▸ **DO THIS**:
All the data must come back unchanged, except that pictures are left out.

▸ **DATA LINES**:

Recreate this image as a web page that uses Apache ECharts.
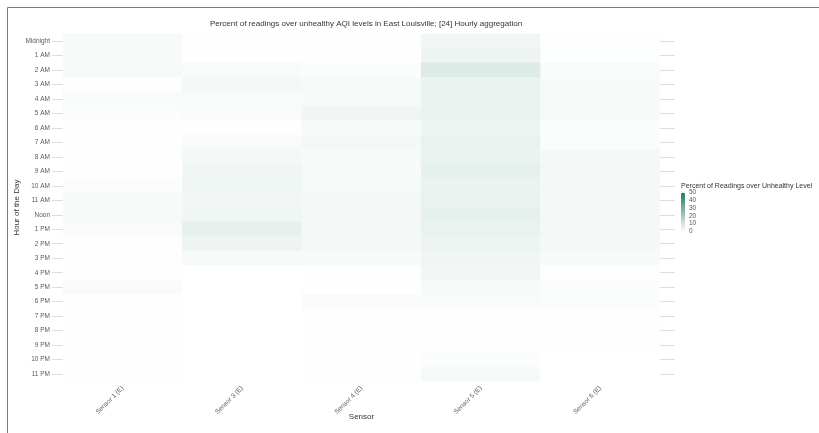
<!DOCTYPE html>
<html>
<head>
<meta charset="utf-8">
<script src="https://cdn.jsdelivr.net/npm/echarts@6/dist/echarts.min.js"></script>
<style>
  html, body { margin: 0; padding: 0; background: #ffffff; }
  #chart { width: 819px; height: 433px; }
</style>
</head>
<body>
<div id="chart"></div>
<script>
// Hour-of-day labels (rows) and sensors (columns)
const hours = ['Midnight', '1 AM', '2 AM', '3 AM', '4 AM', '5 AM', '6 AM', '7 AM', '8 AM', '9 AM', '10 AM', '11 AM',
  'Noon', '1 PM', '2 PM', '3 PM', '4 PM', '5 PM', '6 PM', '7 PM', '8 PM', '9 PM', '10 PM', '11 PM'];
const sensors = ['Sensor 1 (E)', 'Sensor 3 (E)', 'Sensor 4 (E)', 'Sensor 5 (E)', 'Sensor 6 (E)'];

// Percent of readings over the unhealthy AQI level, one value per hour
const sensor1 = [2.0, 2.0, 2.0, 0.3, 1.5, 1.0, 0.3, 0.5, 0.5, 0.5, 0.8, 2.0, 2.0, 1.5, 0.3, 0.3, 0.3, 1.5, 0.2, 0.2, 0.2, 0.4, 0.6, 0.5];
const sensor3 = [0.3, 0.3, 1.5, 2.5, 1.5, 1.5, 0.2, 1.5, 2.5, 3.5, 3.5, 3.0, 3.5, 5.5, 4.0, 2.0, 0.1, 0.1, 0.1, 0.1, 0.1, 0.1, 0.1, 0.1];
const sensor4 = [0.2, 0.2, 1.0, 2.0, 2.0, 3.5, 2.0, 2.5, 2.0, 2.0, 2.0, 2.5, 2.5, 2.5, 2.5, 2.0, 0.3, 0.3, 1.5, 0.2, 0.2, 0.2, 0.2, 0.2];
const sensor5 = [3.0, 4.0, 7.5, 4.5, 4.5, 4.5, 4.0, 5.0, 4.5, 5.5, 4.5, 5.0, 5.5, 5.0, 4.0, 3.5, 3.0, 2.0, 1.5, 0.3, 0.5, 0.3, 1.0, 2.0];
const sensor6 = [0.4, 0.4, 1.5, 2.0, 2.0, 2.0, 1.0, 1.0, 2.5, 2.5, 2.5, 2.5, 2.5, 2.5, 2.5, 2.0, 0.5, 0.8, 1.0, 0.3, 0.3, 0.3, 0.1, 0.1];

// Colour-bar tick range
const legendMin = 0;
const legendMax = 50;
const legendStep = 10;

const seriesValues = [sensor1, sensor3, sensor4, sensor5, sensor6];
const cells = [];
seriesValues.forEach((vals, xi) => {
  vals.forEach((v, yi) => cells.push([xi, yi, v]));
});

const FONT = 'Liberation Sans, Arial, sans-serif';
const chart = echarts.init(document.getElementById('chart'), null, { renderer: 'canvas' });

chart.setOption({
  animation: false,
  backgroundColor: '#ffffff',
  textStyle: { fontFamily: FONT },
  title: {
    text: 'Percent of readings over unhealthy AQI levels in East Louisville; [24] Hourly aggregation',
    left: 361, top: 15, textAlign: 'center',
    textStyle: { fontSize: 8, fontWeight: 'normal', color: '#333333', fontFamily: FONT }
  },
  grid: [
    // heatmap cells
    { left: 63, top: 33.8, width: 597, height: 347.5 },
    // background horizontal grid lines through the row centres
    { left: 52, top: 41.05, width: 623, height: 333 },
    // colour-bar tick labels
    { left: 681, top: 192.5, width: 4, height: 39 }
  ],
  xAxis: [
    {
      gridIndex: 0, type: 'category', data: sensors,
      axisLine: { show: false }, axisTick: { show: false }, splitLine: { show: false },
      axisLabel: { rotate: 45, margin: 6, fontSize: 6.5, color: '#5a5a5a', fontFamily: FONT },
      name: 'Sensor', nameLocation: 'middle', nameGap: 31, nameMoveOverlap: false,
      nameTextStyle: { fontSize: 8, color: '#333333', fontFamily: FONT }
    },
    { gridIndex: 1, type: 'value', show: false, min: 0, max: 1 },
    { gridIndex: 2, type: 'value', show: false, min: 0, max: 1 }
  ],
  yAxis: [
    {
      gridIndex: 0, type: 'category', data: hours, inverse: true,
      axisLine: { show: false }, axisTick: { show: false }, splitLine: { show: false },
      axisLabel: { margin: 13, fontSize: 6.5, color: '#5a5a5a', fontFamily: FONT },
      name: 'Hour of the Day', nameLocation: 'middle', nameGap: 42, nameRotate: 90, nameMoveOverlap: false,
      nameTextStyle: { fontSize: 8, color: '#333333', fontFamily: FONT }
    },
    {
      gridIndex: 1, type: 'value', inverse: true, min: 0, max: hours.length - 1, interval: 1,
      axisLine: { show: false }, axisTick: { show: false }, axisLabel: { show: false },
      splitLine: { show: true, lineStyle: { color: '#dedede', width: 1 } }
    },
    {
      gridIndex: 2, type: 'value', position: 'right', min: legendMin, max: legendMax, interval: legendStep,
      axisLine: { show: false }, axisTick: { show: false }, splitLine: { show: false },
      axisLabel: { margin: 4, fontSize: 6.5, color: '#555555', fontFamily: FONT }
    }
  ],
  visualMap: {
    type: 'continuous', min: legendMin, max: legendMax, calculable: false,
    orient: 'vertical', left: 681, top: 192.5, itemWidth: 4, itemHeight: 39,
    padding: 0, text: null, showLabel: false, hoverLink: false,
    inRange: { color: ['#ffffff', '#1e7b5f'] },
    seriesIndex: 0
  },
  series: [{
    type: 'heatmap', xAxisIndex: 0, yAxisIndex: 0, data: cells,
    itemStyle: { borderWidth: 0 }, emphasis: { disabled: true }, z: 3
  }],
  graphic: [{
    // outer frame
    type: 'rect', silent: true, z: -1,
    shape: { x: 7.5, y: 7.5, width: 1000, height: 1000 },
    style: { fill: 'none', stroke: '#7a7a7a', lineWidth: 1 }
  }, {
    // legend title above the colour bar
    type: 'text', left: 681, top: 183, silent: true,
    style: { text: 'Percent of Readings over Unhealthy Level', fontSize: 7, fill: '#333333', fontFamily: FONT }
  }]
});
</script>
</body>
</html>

▸ **TASK ANSWER**:
Recreate this image as a web page that uses Apache ECharts.
<!DOCTYPE html>
<html>
<head>
<meta charset="utf-8">
<script src="https://cdn.jsdelivr.net/npm/echarts@6/dist/echarts.min.js"></script>
<style>
  html, body { margin: 0; padding: 0; background: #ffffff; }
  #chart { width: 819px; height: 433px; }
</style>
</head>
<body>
<div id="chart"></div>
<script>
// Hour-of-day labels (rows) and sensors (columns)
const hours = ['Midnight', '1 AM', '2 AM', '3 AM', '4 AM', '5 AM', '6 AM', '7 AM', '8 AM', '9 AM', '10 AM', '11 AM',
  'Noon', '1 PM', '2 PM', '3 PM', '4 PM', '5 PM', '6 PM', '7 PM', '8 PM', '9 PM', '10 PM', '11 PM'];
const sensors = ['Sensor 1 (E)', 'Sensor 3 (E)', 'Sensor 4 (E)', 'Sensor 5 (E)', 'Sensor 6 (E)'];

// Percent of readings over the unhealthy AQI level, one value per hour
const sensor1 = [2.0, 2.0, 2.0, 0.3, 1.5, 1.0, 0.3, 0.5, 0.5, 0.5, 0.8, 2.0, 2.0, 1.5, 0.3, 0.3, 0.3, 1.5, 0.2, 0.2, 0.2, 0.4, 0.6, 0.5];
const sensor3 = [0.3, 0.3, 1.5, 2.5, 1.5, 1.5, 0.2, 1.5, 2.5, 3.5, 3.5, 3.0, 3.5, 5.5, 4.0, 2.0, 0.1, 0.1, 0.1, 0.1, 0.1, 0.1, 0.1, 0.1];
const sensor4 = [0.2, 0.2, 1.0, 2.0, 2.0, 3.5, 2.0, 2.5, 2.0, 2.0, 2.0, 2.5, 2.5, 2.5, 2.5, 2.0, 0.3, 0.3, 1.5, 0.2, 0.2, 0.2, 0.2, 0.2];
const sensor5 = [3.0, 4.0, 7.5, 4.5, 4.5, 4.5, 4.0, 5.0, 4.5, 5.5, 4.5, 5.0, 5.5, 5.0, 4.0, 3.5, 3.0, 2.0, 1.5, 0.3, 0.5, 0.3, 1.0, 2.0];
const sensor6 = [0.4, 0.4, 1.5, 2.0, 2.0, 2.0, 1.0, 1.0, 2.5, 2.5, 2.5, 2.5, 2.5, 2.5, 2.5, 2.0, 0.5, 0.8, 1.0, 0.3, 0.3, 0.3, 0.1, 0.1];

// Colour-bar tick range
const legendMin = 0;
const legendMax = 50;
const legendStep = 10;

const seriesValues = [sensor1, sensor3, sensor4, sensor5, sensor6];
const cells = [];
seriesValues.forEach((vals, xi) => {
  vals.forEach((v, yi) => cells.push([xi, yi, v]));
});

const FONT = 'Liberation Sans, Arial, sans-serif';
const chart = echarts.init(document.getElementById('chart'), null, { renderer: 'canvas' });

chart.setOption({
  animation: false,
  backgroundColor: '#ffffff',
  textStyle: { fontFamily: FONT },
  title: {
    text: 'Percent of readings over unhealthy AQI levels in East Louisville; [24] Hourly aggregation',
    left: 361, top: 15, textAlign: 'center',
    textStyle: { fontSize: 8, fontWeight: 'normal', color: '#333333', fontFamily: FONT }
  },
  grid: [
    // heatmap cells
    { left: 63, top: 33.8, width: 597, height: 347.5 },
    // background horizontal grid lines through the row centres
    { left: 52, top: 41.05, width: 623, height: 333 },
    // colour-bar tick labels
    { left: 681, top: 192.5, width: 4, height: 39 }
  ],
  xAxis: [
    {
      gridIndex: 0, type: 'category', data: sensors,
      axisLine: { show: false }, axisTick: { show: false }, splitLine: { show: false },
      axisLabel: { rotate: 45, margin: 6, fontSize: 6.5, color: '#5a5a5a', fontFamily: FONT },
      name: 'Sensor', nameLocation: 'middle', nameGap: 31, nameMoveOverlap: false,
      nameTextStyle: { fontSize: 8, color: '#333333', fontFamily: FONT }
    },
    { gridIndex: 1, type: 'value', show: false, min: 0, max: 1 },
    { gridIndex: 2, type: 'value', show: false, min: 0, max: 1 }
  ],
  yAxis: [
    {
      gridIndex: 0, type: 'category', data: hours, inverse: true,
      axisLine: { show: false }, axisTick: { show: false }, splitLine: { show: false },
      axisLabel: { margin: 13, fontSize: 6.5, color: '#5a5a5a', fontFamily: FONT },
      name: 'Hour of the Day', nameLocation: 'middle', nameGap: 42, nameRotate: 90, nameMoveOverlap: false,
      nameTextStyle: { fontSize: 8, color: '#333333', fontFamily: FONT }
    },
    {
      gridIndex: 1, type: 'value', inverse: true, min: 0, max: hours.length - 1, interval: 1,
      axisLine: { show: false }, axisTick: { show: false }, axisLabel: { show: false },
      splitLine: { show: true, lineStyle: { color: '#dedede', width: 1 } }
    },
    {
      gridIndex: 2, type: 'value', position: 'right', min: legendMin, max: legendMax, interval: legendStep,
      axisLine: { show: false }, axisTick: { show: false }, splitLine: { show: false },
      axisLabel: { margin: 4, fontSize: 6.5, color: '#555555', fontFamily: FONT }
    }
  ],
  visualMap: {
    type: 'continuous', min: legendMin, max: legendMax, calculable: false,
    orient: 'vertical', left: 681, top: 192.5, itemWidth: 4, itemHeight: 39,
    padding: 0, text: null, showLabel: false, hoverLink: false,
    inRange: { color: ['#ffffff', '#1e7b5f'] },
    seriesIndex: 0
  },
  series: [{
    type: 'heatmap', xAxisIndex: 0, yAxisIndex: 0, data: cells,
    itemStyle: { borderWidth: 0 }, emphasis: { disabled: true }, z: 3
  }],
  graphic: [{
    // outer frame
    type: 'rect', silent: true, z: -1,
    shape: { x: 7.5, y: 7.5, width: 1000, height: 1000 },
    style: { fill: 'none', stroke: '#7a7a7a', lineWidth: 1 }
  }, {
    // legend title above the colour bar
    type: 'text', left: 681, top: 183, silent: true,
    style: { text: 'Percent of Readings over Unhealthy Level', fontSize: 7, fill: '#333333', fontFamily: FONT }
  }]
});
</script>
</body>
</html>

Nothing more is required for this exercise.